Let’s get accountable, acc-oun-ta-ble! Sing with me, now! Like any addiction, quitting cold turkey is difficult, and not always sustainable. I’ve tried it, made progress, and then cancelled that hard-fought-for progress. Over the years, I’ve purged old books – quite a few, actually – and yet, I’ve purchased more. More and more. As if I needed any more books. Puh-leeze.
Now I’m back where I started. But that’s okay. This is my confession. Thankfully, my budget bookshelves haven’t crumpled beneath the weight of my collection yet, so I still have time to save those laminated slabs of MDF from certain death.

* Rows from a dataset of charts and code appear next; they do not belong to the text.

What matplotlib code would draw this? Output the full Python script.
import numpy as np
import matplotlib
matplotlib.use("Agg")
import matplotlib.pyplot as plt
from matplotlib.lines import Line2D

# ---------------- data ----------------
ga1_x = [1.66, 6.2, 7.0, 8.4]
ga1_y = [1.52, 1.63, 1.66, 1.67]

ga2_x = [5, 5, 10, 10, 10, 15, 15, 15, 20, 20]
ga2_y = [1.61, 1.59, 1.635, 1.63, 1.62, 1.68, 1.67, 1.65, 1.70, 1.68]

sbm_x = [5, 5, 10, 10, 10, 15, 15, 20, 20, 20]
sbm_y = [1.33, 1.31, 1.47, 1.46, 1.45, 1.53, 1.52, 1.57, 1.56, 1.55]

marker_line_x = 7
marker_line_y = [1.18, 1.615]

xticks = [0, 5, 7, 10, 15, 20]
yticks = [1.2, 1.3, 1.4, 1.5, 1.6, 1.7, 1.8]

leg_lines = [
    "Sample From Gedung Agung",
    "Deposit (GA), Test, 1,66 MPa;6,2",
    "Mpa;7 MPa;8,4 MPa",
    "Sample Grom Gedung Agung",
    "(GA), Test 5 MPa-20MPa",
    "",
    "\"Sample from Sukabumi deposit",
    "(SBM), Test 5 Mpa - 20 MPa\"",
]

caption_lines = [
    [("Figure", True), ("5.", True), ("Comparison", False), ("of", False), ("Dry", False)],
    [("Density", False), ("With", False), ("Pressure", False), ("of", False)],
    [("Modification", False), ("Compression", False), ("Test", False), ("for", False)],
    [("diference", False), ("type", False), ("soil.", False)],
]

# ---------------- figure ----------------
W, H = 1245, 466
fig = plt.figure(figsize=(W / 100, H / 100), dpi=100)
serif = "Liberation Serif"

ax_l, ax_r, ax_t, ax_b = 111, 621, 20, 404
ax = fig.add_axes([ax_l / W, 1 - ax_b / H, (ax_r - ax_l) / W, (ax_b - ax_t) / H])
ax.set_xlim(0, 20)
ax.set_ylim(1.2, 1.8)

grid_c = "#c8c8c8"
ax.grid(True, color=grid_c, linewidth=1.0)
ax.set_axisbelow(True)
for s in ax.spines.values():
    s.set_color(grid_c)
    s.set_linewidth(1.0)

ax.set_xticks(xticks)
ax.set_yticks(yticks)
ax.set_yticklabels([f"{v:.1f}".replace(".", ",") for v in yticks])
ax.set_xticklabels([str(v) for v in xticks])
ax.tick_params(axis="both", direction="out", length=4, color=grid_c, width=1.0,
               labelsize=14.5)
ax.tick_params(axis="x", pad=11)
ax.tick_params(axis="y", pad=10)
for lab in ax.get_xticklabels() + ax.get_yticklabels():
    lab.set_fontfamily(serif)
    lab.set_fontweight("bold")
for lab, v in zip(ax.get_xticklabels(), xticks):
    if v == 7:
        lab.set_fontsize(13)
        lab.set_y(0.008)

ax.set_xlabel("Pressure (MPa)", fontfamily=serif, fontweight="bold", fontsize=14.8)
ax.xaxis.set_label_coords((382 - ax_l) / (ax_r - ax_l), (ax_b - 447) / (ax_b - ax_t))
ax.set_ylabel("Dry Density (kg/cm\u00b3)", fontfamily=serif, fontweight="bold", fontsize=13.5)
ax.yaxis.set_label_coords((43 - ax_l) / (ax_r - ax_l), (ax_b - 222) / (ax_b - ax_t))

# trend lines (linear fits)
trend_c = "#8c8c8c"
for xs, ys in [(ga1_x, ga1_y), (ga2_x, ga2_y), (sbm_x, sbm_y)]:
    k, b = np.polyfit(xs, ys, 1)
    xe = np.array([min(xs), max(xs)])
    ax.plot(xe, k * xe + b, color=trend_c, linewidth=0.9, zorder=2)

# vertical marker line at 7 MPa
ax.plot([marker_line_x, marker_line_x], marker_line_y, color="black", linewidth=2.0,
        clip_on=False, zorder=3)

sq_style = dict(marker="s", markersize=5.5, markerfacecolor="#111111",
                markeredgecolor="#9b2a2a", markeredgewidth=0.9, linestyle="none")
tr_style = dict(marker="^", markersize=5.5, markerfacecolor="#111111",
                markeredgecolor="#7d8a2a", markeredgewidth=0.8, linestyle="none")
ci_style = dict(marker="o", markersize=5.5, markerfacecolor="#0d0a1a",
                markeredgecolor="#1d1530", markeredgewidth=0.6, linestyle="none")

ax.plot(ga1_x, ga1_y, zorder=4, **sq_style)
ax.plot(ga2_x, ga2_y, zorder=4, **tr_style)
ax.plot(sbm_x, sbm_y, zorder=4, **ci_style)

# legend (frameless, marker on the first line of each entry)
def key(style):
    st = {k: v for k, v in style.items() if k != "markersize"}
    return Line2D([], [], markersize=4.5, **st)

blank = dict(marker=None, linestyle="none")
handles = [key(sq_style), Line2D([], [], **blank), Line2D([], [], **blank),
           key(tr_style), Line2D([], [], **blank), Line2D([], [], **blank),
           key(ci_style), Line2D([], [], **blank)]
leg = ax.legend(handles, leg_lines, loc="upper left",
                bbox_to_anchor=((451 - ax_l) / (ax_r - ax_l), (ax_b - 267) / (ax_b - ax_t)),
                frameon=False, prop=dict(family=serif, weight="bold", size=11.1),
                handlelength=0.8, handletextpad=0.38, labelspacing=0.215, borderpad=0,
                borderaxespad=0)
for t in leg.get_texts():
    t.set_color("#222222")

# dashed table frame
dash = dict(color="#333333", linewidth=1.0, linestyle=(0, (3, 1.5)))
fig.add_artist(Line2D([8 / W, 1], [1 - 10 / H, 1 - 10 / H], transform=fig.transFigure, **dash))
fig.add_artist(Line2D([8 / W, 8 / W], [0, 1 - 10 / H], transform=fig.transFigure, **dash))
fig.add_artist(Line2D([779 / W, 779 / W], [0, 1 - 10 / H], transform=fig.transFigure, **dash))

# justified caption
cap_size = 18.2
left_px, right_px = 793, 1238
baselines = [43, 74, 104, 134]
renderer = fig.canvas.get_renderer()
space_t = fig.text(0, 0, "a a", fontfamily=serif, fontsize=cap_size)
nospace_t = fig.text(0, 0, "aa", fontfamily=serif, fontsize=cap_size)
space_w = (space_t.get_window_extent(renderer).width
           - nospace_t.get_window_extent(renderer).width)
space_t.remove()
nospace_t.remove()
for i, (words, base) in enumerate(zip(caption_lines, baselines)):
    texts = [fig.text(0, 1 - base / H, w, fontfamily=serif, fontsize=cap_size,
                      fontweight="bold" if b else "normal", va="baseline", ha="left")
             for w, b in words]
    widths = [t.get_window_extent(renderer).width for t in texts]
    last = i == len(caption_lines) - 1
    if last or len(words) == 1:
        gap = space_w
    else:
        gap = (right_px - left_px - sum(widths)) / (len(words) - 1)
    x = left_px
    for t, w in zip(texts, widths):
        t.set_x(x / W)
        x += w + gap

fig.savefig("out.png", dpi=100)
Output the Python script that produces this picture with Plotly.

Back in October, I made a concentrated effort to put all books for donation in a paper bag near my dresser. Every time I finished a novel, I tossed it in that bag. In the fall of 2016, I managed to purge at least two full loads at my local bookstore and library. For nearly three years, I’ve been tracking my progress (and backsliding) on an excel spreadsheet. Each title of my library is accounted for on my spreadsheet. And so I’m sharing this with you to keep me honest. Feel free to download my library-of-titles, nor not. (This is for posterity and my tracking pleasure, so it’s a very basic document.)
After all, this is resolution season. Although I’ve never been big on resolutions, per say, I like to aim for something. My goal for 2017 is to, above all else, get my sh*t together, as they say. Get organized. Streamlined. Keep ahead of my laundry, get rid of clutter I don’t want, use up what I’ve purchased, make sure I’ve brushed my dog’s teeth every damn day, get my ass to the gym and/or yoga studio, and generally feel less frazzled and overwhelmed by life. And part of that picture includes my monumental hoard of unread books. Okay, so maybe I’m exaggerating. It’s not monumental. I only have two bookshelves. There’s only so much I can fit on two meager bookshelves. But still, it feels like a lot to me. Daunting, you know?
So anyway, long story short, this is my plan: purge, baby, purge! Not to mention, hold myself accountable for my lapses in judgement and book buying, which I’m proud to say hasn’t happened for at least three months. Pat on back. Wallet in pocket. Forgiveness for past failures. Moving on.